I am overwhelmed with the number of emails, Facebook messages, phone calls, and texts we have received in response to Parke's story...overwhelmed. I have tried to respond to everyone, but please forgive me if I don't get back with you right away. We appreciate all your thoughts and prayers SO much, and I am so thankful for each of you.
There are a few things I forgot to say in our post the other day or thought of after:
-We were waiting several weeks for the right time to announce our match with baby Parke. We were going to wait until we found out the gender, then we were going to wait until we had the level 2 ultrasound, then we were going to wait for our trip to ACH, etc. We didn't know the "right" time to announce that we were expecting him, and that is why you are just hearing about him now. We kept thinking it was going to be a simple announcement like, "We're expecting a baby boy on January 13th!"
-We realize that not everyone understands our situation or what we are dealing with right now. We didn't know we needed to prepare for this, or how we would respond to the news. We knew we loved Parke, but we weren't expecting that we would be preparing lose him so quickly. We may not say the right things, or we may handle the situation differently than you think you would, but please provide us with some grace and be slow to judge. I love this baby just like I loved Landry and Collier as they grew in my belly. We feel like we are 36 weeks pregnant. I think mamas who have adopted might understand.
-We may not have many updates until he is born. We are talking with the specialist at ACH sometime on Monday to clarify our options and move forward making decisions. Our attorney is following up with birth mother next week, and we will move forward from there.
-We are moving on with our normal lives as much as possible while we wait. Landry knows about "Baby Parke," but doesn't know any details or that he is arriving soon. We're staying busy with the holiday season, and trying not to go crazy thinking about all the what if's.
-I have basically developed insomnia the past week and have slept very few hours each night. My head will not stop spinning, and I just can't wrap my mind around the whole situation.

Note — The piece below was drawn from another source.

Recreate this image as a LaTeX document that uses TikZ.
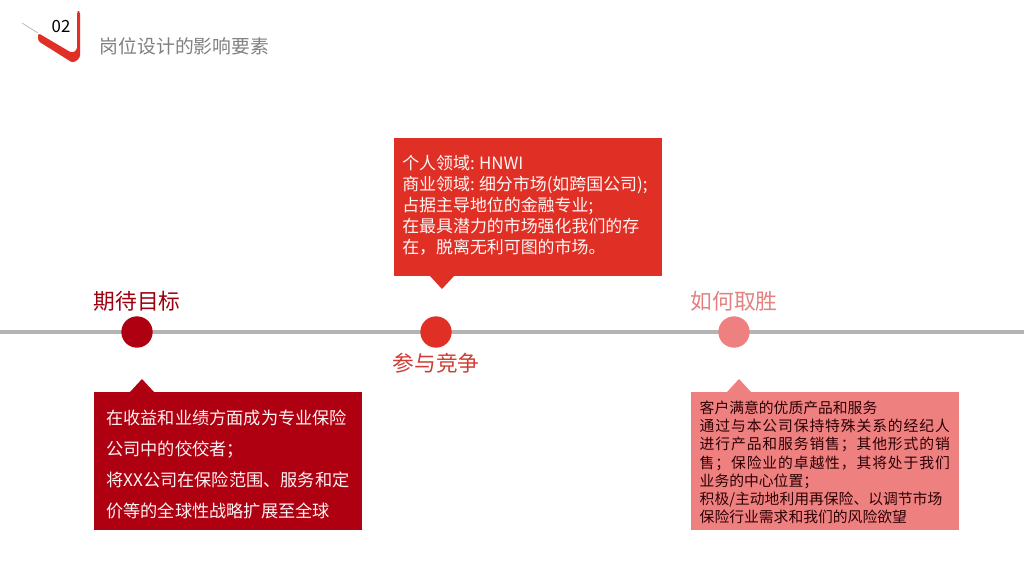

-I'm hugging my babies even tighter (which is hard for me to believe because their eyeballs about pop out every time I SQUEEZE them!). There is so much going on in our community and world right now that the stories just make me thankful for what we do have and what we do know. I do have assurance of salvation and eternal life through Jesus Christ, and I will rest in that truth and pray that for each person reading this post. I don't have to figure it all out or understand it all...I just have to trust in the one who wrote the story from the beginning.
John 16:33b "In this world you will have trouble. But take heart! I have overcome the world!"
Moving on to lighter topics, here is our princess boy yesterday. His sister helped him get dressed in her princess dress, and he has figured out how to climb on things to get what he wants. He is such a stinker, and such a joy. I have GOT to get this boy a hard hat or something manly to dress up with. He loves Landry's purses, shoes, dress-up clothes, or anything else that is "pribby!" (aka: pretty). What a mess!
Now, I'm moving on to enjoy this busy weekend with my sweet family!